There’s a rather easy fix for this however, and that is simply to do a search and replace in the exported Runbook (*.ois_export file). Open the file with Notepad (right click it and select “Open with”) and now search for <Connection datatype=”string”>. This will take you to the section in which the Connection setting for a particular activity is specified. It will look something like this:
Note how the name of my Connection is specified within this codeblock. Now copy the marked section and do a search and replace. Make sure to replace the connection name with the name you are using in your production environment. In my case I would do this:
Search for:
<Connection datatype=”string”>SCSM 2012 Pre-prod</Connection>
Replace with:
<Connection datatype=”string”>SCSM 2012</Connection>
Repeat this step for all the different Integration Pack connection settings used in the Runbook. Then simply save the file and import it as usual in Orchestrator and everything should be perfectly fine.
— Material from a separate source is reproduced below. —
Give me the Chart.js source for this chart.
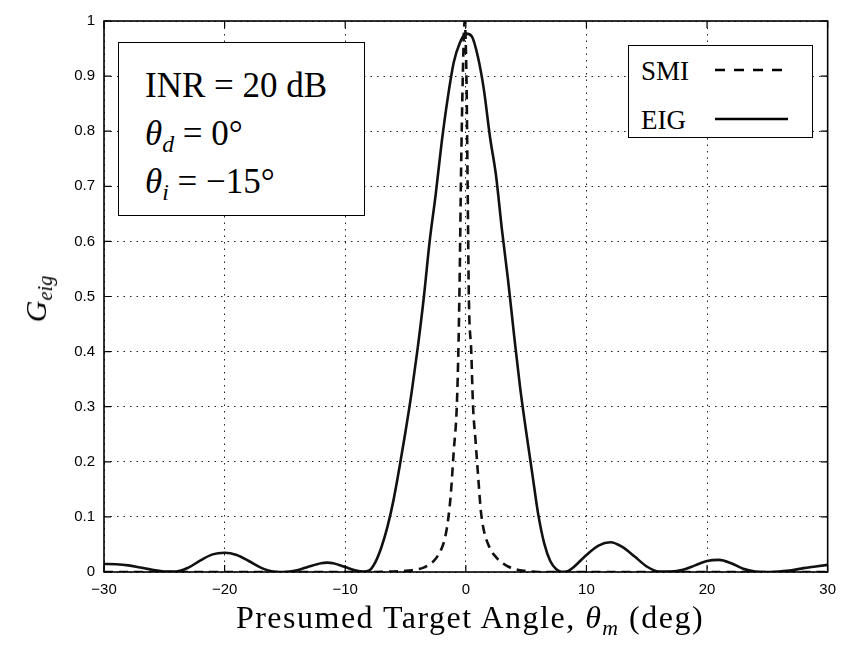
<!DOCTYPE html>
<html>
<head>
<meta charset="utf-8">
<script src="https://cdn.jsdelivr.net/npm/chart.js@4.4.1/dist/chart.umd.min.js"></script>
<style>
  body { margin: 0; background: #fff; }
  #wrap { position: relative; width: 845px; height: 649px; }
  #chart { position: absolute; left: 0; top: 0; }
  .box { position: absolute; background: #fff; border: 1.5px solid #000; box-sizing: border-box; }
  .txt { position: absolute; font-family: "Liberation Serif", "Times New Roman", serif; white-space: nowrap; color: #000; line-height: 1; }
  .txt sub { font-size: 0.68em; vertical-align: -0.3em; line-height: 0; }
</style>
</head>
<body>
<div id="wrap">
  <canvas id="chart" width="845" height="649"></canvas>

  <!-- parameter box, top left -->
  <div class="box" style="left:118px; top:42px; width:247px; height:174px;"></div>
  <div class="txt" style="left:145px; top:68px; font-size:35px;">INR = 20 dB</div>
  <div class="txt" style="left:145px; top:116px; font-size:35px;"><i>θ</i><sub><i>d</i></sub> = 0°</div>
  <div class="txt" style="left:145px; top:164px; font-size:35px;"><i>θ</i><sub><i>i</i></sub> = −15°</div>

  <!-- legend, top right -->
  <div class="box" style="left:628px; top:45px; width:185px; height:93px;"></div>
  <div class="txt" style="left:641px; top:58px; font-size:27px;">SMI</div>
  <div class="txt" style="left:641px; top:107px; font-size:27px;">EIG</div>
  <svg style="position:absolute; left:0; top:0;" width="845" height="649">
    <line x1="715" y1="70" x2="783" y2="70" stroke="#000" stroke-width="2.5" stroke-dasharray="10,9"/>
    <line x1="715" y1="119" x2="788" y2="119" stroke="#000" stroke-width="2.5"/>
  </svg>

  <!-- axis titles -->
  <div class="txt" style="left:0; width:940px; top:601px; font-size:32px; letter-spacing:1.5px; text-align:center;">Presumed Target Angle, <i>θ</i><sub><i>m</i></sub> (deg)</div>
  <div class="txt" style="left:36px; top:299px; font-size:30px; transform:translate(-50%,-50%) rotate(-90deg);"><i>G</i><sub><i>eig</i></sub></div>
</div>

<script>
// G_eig vs presumed target angle
var eigAngles = [-30, -29, -28, -27, -26, -25, -24, -23, -22, -21, -20, -19, -18, -17, -16, -15, -14, -13, -12, -11.5, -11, -10, -9, -8.5,
  -8, -7.5, -7, -6.5, -6, -5.5, -5, -4.5, -4, -3.5, -3, -2.5, -2, -1.5, -1, -0.5, 0, 0.5, 1, 1.5, 2, 2.5, 3, 3.5, 4, 4.5, 5, 5.5, 6, 6.5,
  7, 7.5, 8, 8.5, 9, 10, 11, 12, 13, 14, 15, 16, 17, 18, 19, 20, 21, 22, 23, 24, 25, 26, 27, 28, 29, 30]
var eigValues = [0.0145, 0.014, 0.012, 0.008, 0.004, 0.001, 0.001, 0.008, 0.021, 0.032, 0.035, 0.031, 0.02, 0.008, 0.001, 0.0, 0.003, 0.01, 0.016, 0.017, 0.016, 0.009, 0.002, 0.001,
  0.003, 0.018, 0.045, 0.082, 0.13, 0.19, 0.255, 0.325, 0.405, 0.495, 0.6, 0.685, 0.78, 0.86, 0.925, 0.96, 0.977, 0.972, 0.935, 0.875, 0.79, 0.72, 0.62, 0.53, 0.43, 0.335, 0.255, 0.18, 0.105, 0.052,
  0.02, 0.005, 0.0, 0.002, 0.01, 0.031, 0.048, 0.054, 0.045, 0.028, 0.01, 0.001, 0.001, 0.004, 0.012, 0.02, 0.022, 0.016, 0.006, 0.001, 0.0, 0.001, 0.003, 0.007, 0.01, 0.013]

var smiAngles = [-30, -8, -6, -5, -4.5, -4, -3.5, -3, -2.5, -2, -1.75, -1.5, -1.25, -1, -0.75, -0.6, -0.5, -0.4, -0.25, -0.1, 0.05, 0.15, 0.25,
  0.45, 0.6, 0.8, 1, 1.25, 1.5, 2, 2.5, 3, 3.5, 4, 4.5, 5, 6, 8, 30]
var smiValues = [0, 0, 0.001, 0.002, 0.003, 0.005, 0.008, 0.014, 0.024, 0.043, 0.06, 0.09, 0.14, 0.22, 0.3, 0.42, 0.55, 0.72, 0.9, 1.0, 0.9, 0.7, 0.5,
  0.4, 0.3, 0.24, 0.18, 0.11, 0.075, 0.043, 0.027, 0.017, 0.01, 0.006, 0.003, 0.002, 0, 0, 0]

var xTicks = [-30, -20, -10, 0, 10, 20, 30]
var yTicks = [0, 0.1, 0.2, 0.3, 0.4, 0.5, 0.6, 0.7, 0.8, 0.9, 1]

function toPoints(xs, ys) {
  return xs.map((x, i) => ({ x: x, y: ys[i] }))
}

// matlab style frame with inward ticks
var framePlugin = {
  id: "frame",
  afterDraw: (chart) => {
    var ctx = chart.ctx
    var a = chart.chartArea
    var xs = chart.scales.x
    var ys = chart.scales.y
    ctx.save()
    ctx.strokeStyle = "#000"
    ctx.lineWidth = 1.2
    ctx.beginPath()
    xTicks.forEach((t) => {
      var px = xs.getPixelForValue(t)
      ctx.moveTo(px, a.bottom)
      ctx.lineTo(px, a.bottom - 7)
      ctx.moveTo(px, a.top)
      ctx.lineTo(px, a.top + 7)
    })
    yTicks.forEach((t) => {
      var py = ys.getPixelForValue(t)
      ctx.moveTo(a.left, py)
      ctx.lineTo(a.left + 7, py)
      ctx.moveTo(a.right, py)
      ctx.lineTo(a.right - 7, py)
    })
    ctx.stroke()
    ctx.lineWidth = 1.6
    ctx.strokeRect(a.left, a.top, a.right - a.left, a.bottom - a.top)
    ctx.restore()
  },
}

new Chart(document.getElementById("chart"), {
  type: "line",
  data: {
    datasets: [
      {
        label: "SMI",
        data: toPoints(smiAngles, smiValues),
        borderColor: "#111",
        borderWidth: 2.6,
        borderDash: [9, 6],
        pointRadius: 0,
        cubicInterpolationMode: "monotone",
      },
      {
        label: "EIG",
        data: toPoints(eigAngles, eigValues),
        borderColor: "#111",
        borderWidth: 2.6,
        pointRadius: 0,
        cubicInterpolationMode: "monotone",
      },
    ],
  },
  options: {
    responsive: false,
    animation: false,
    events: [],
    layout: { padding: { left: 0, right: 12, top: 21, bottom: 47 } },
    plugins: { legend: { display: false }, tooltip: { enabled: false } },
    scales: {
      x: {
        type: "linear",
        min: -30,
        max: 30,
        afterBuildTicks: (s) => {
          s.ticks = xTicks.map((v) => ({ value: v }))
        },
        afterFit: (s) => {
          s.height = 30
        },
        ticks: {
          padding: 9,
          color: "#000",
          font: { family: "Liberation Sans", size: 15 },
          callback: (v) => String(v).replace("-", "\u2212"),
        },
        grid: { color: "#222", lineWidth: 1, drawTicks: false },
        border: { display: false, dash: [1.5, 5] },
      },
      y: {
        min: 0,
        max: 1,
        afterBuildTicks: (s) => {
          s.ticks = yTicks.map((v) => ({ value: v }))
        },
        afterFit: (s) => {
          s.width = 104
        },
        ticks: {
          padding: 9,
          color: "#000",
          font: { family: "Liberation Sans", size: 15 },
          callback: (v) => String(Math.round(v * 10) / 10),
        },
        grid: { color: "#222", lineWidth: 1, drawTicks: false },
        border: { display: false, dash: [1.5, 5] },
      },
    },
  },
  plugins: [framePlugin],
})
</script>
</body>
</html>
So why is there a bold “should” in that sentence? Well, as I discovered the other day, my Runbooks would simply not import correctly after doing this procedure and I couldn’t figure out why. I had been doing this for a long time and now all of a sudden it didn’t work? It turned out that for some reason, after saving my edited Runbook export file in Notepad, the file encoding had changed and Orchestrator refused to read the file when trying to import it. All I had to do to fix this was to re-save the file in the correct file encoding: ANSI.